• **Data**:
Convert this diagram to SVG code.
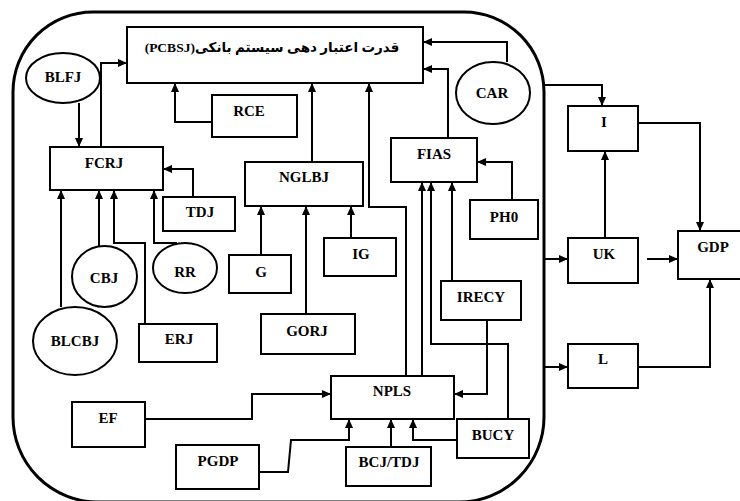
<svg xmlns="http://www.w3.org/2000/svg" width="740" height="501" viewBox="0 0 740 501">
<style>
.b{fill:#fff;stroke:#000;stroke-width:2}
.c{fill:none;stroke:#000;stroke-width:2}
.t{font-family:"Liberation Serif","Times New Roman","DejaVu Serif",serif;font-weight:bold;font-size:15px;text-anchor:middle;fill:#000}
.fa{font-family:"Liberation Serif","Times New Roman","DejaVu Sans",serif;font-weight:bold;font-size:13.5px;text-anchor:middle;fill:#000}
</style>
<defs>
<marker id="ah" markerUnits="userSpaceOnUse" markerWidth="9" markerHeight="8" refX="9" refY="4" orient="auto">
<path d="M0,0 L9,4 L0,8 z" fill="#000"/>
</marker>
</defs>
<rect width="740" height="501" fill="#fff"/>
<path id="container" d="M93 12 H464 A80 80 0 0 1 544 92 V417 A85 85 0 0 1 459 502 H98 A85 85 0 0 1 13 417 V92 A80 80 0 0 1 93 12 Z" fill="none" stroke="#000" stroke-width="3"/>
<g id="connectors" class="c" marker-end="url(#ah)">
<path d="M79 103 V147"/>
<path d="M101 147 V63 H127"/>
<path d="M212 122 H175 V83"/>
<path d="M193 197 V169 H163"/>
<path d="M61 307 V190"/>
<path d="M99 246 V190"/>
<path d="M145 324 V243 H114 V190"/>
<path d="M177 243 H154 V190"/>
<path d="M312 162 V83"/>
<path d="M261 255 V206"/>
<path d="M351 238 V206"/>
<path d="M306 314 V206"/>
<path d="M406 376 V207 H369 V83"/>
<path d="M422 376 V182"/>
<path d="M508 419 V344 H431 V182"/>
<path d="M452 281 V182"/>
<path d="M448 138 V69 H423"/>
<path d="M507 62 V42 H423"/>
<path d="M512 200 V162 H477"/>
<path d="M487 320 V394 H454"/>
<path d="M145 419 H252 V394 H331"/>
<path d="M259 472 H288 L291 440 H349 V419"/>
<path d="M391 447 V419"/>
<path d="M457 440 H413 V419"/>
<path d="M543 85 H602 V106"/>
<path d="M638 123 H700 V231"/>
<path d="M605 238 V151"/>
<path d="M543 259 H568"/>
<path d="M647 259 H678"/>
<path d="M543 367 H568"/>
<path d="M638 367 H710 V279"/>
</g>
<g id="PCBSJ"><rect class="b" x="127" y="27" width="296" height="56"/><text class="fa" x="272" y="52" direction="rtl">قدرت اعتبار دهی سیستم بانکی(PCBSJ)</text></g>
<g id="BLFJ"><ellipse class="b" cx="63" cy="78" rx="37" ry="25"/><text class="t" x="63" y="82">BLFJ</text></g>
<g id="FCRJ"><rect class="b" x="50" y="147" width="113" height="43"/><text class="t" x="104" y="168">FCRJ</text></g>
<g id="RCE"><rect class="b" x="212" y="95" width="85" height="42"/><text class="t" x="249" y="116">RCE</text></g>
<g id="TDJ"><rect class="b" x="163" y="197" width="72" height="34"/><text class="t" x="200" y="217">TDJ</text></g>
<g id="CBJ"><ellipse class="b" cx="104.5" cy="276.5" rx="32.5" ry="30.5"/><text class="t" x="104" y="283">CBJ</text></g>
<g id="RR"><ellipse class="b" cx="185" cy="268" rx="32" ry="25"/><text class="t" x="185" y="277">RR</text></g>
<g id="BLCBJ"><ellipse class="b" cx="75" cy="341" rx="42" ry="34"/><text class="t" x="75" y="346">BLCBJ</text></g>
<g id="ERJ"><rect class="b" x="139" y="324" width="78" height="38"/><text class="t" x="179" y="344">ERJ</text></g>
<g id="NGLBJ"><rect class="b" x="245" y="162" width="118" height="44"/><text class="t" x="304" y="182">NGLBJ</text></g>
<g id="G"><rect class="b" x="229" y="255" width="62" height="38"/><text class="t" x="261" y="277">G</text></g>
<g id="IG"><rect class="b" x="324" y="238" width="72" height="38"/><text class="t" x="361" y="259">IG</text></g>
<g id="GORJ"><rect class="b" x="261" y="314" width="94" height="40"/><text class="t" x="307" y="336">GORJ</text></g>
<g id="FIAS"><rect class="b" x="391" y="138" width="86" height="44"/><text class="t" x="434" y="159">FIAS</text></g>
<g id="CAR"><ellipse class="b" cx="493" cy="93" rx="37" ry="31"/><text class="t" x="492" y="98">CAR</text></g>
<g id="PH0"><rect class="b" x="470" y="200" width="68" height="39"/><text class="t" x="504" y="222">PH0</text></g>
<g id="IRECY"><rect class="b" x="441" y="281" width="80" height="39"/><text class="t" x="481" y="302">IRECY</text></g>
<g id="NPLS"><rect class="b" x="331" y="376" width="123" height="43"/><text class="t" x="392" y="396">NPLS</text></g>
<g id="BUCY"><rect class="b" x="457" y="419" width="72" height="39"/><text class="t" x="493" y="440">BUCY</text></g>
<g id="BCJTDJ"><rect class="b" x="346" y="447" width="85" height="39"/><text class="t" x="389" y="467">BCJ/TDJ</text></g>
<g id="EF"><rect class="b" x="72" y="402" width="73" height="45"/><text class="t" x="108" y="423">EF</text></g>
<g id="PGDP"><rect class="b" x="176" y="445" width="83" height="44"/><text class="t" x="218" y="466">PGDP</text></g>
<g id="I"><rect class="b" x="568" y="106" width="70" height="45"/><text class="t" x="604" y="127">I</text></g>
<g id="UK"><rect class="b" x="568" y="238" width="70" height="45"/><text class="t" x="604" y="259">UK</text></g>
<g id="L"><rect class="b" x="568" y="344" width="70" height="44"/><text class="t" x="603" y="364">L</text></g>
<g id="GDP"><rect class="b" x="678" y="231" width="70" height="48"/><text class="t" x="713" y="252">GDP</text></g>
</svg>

• **What is expected**:
Take the listing and print it again exactly, but without any pictures.

• **Complete output**:
Convert this diagram to SVG code.
<svg xmlns="http://www.w3.org/2000/svg" width="740" height="501" viewBox="0 0 740 501">
<style>
.b{fill:#fff;stroke:#000;stroke-width:2}
.c{fill:none;stroke:#000;stroke-width:2}
.t{font-family:"Liberation Serif","Times New Roman","DejaVu Serif",serif;font-weight:bold;font-size:15px;text-anchor:middle;fill:#000}
.fa{font-family:"Liberation Serif","Times New Roman","DejaVu Sans",serif;font-weight:bold;font-size:13.5px;text-anchor:middle;fill:#000}
</style>
<defs>
<marker id="ah" markerUnits="userSpaceOnUse" markerWidth="9" markerHeight="8" refX="9" refY="4" orient="auto">
<path d="M0,0 L9,4 L0,8 z" fill="#000"/>
</marker>
</defs>
<rect width="740" height="501" fill="#fff"/>
<path id="container" d="M93 12 H464 A80 80 0 0 1 544 92 V417 A85 85 0 0 1 459 502 H98 A85 85 0 0 1 13 417 V92 A80 80 0 0 1 93 12 Z" fill="none" stroke="#000" stroke-width="3"/>
<g id="connectors" class="c" marker-end="url(#ah)">
<path d="M79 103 V147"/>
<path d="M101 147 V63 H127"/>
<path d="M212 122 H175 V83"/>
<path d="M193 197 V169 H163"/>
<path d="M61 307 V190"/>
<path d="M99 246 V190"/>
<path d="M145 324 V243 H114 V190"/>
<path d="M177 243 H154 V190"/>
<path d="M312 162 V83"/>
<path d="M261 255 V206"/>
<path d="M351 238 V206"/>
<path d="M306 314 V206"/>
<path d="M406 376 V207 H369 V83"/>
<path d="M422 376 V182"/>
<path d="M508 419 V344 H431 V182"/>
<path d="M452 281 V182"/>
<path d="M448 138 V69 H423"/>
<path d="M507 62 V42 H423"/>
<path d="M512 200 V162 H477"/>
<path d="M487 320 V394 H454"/>
<path d="M145 419 H252 V394 H331"/>
<path d="M259 472 H288 L291 440 H349 V419"/>
<path d="M391 447 V419"/>
<path d="M457 440 H413 V419"/>
<path d="M543 85 H602 V106"/>
<path d="M638 123 H700 V231"/>
<path d="M605 238 V151"/>
<path d="M543 259 H568"/>
<path d="M647 259 H678"/>
<path d="M543 367 H568"/>
<path d="M638 367 H710 V279"/>
</g>
<g id="PCBSJ"><rect class="b" x="127" y="27" width="296" height="56"/><text class="fa" x="272" y="52" direction="rtl">قدرت اعتبار دهی سیستم بانکی(PCBSJ)</text></g>
<g id="BLFJ"><ellipse class="b" cx="63" cy="78" rx="37" ry="25"/><text class="t" x="63" y="82">BLFJ</text></g>
<g id="FCRJ"><rect class="b" x="50" y="147" width="113" height="43"/><text class="t" x="104" y="168">FCRJ</text></g>
<g id="RCE"><rect class="b" x="212" y="95" width="85" height="42"/><text class="t" x="249" y="116">RCE</text></g>
<g id="TDJ"><rect class="b" x="163" y="197" width="72" height="34"/><text class="t" x="200" y="217">TDJ</text></g>
<g id="CBJ"><ellipse class="b" cx="104.5" cy="276.5" rx="32.5" ry="30.5"/><text class="t" x="104" y="283">CBJ</text></g>
<g id="RR"><ellipse class="b" cx="185" cy="268" rx="32" ry="25"/><text class="t" x="185" y="277">RR</text></g>
<g id="BLCBJ"><ellipse class="b" cx="75" cy="341" rx="42" ry="34"/><text class="t" x="75" y="346">BLCBJ</text></g>
<g id="ERJ"><rect class="b" x="139" y="324" width="78" height="38"/><text class="t" x="179" y="344">ERJ</text></g>
<g id="NGLBJ"><rect class="b" x="245" y="162" width="118" height="44"/><text class="t" x="304" y="182">NGLBJ</text></g>
<g id="G"><rect class="b" x="229" y="255" width="62" height="38"/><text class="t" x="261" y="277">G</text></g>
<g id="IG"><rect class="b" x="324" y="238" width="72" height="38"/><text class="t" x="361" y="259">IG</text></g>
<g id="GORJ"><rect class="b" x="261" y="314" width="94" height="40"/><text class="t" x="307" y="336">GORJ</text></g>
<g id="FIAS"><rect class="b" x="391" y="138" width="86" height="44"/><text class="t" x="434" y="159">FIAS</text></g>
<g id="CAR"><ellipse class="b" cx="493" cy="93" rx="37" ry="31"/><text class="t" x="492" y="98">CAR</text></g>
<g id="PH0"><rect class="b" x="470" y="200" width="68" height="39"/><text class="t" x="504" y="222">PH0</text></g>
<g id="IRECY"><rect class="b" x="441" y="281" width="80" height="39"/><text class="t" x="481" y="302">IRECY</text></g>
<g id="NPLS"><rect class="b" x="331" y="376" width="123" height="43"/><text class="t" x="392" y="396">NPLS</text></g>
<g id="BUCY"><rect class="b" x="457" y="419" width="72" height="39"/><text class="t" x="493" y="440">BUCY</text></g>
<g id="BCJTDJ"><rect class="b" x="346" y="447" width="85" height="39"/><text class="t" x="389" y="467">BCJ/TDJ</text></g>
<g id="EF"><rect class="b" x="72" y="402" width="73" height="45"/><text class="t" x="108" y="423">EF</text></g>
<g id="PGDP"><rect class="b" x="176" y="445" width="83" height="44"/><text class="t" x="218" y="466">PGDP</text></g>
<g id="I"><rect class="b" x="568" y="106" width="70" height="45"/><text class="t" x="604" y="127">I</text></g>
<g id="UK"><rect class="b" x="568" y="238" width="70" height="45"/><text class="t" x="604" y="259">UK</text></g>
<g id="L"><rect class="b" x="568" y="344" width="70" height="44"/><text class="t" x="603" y="364">L</text></g>
<g id="GDP"><rect class="b" x="678" y="231" width="70" height="48"/><text class="t" x="713" y="252">GDP</text></g>
</svg>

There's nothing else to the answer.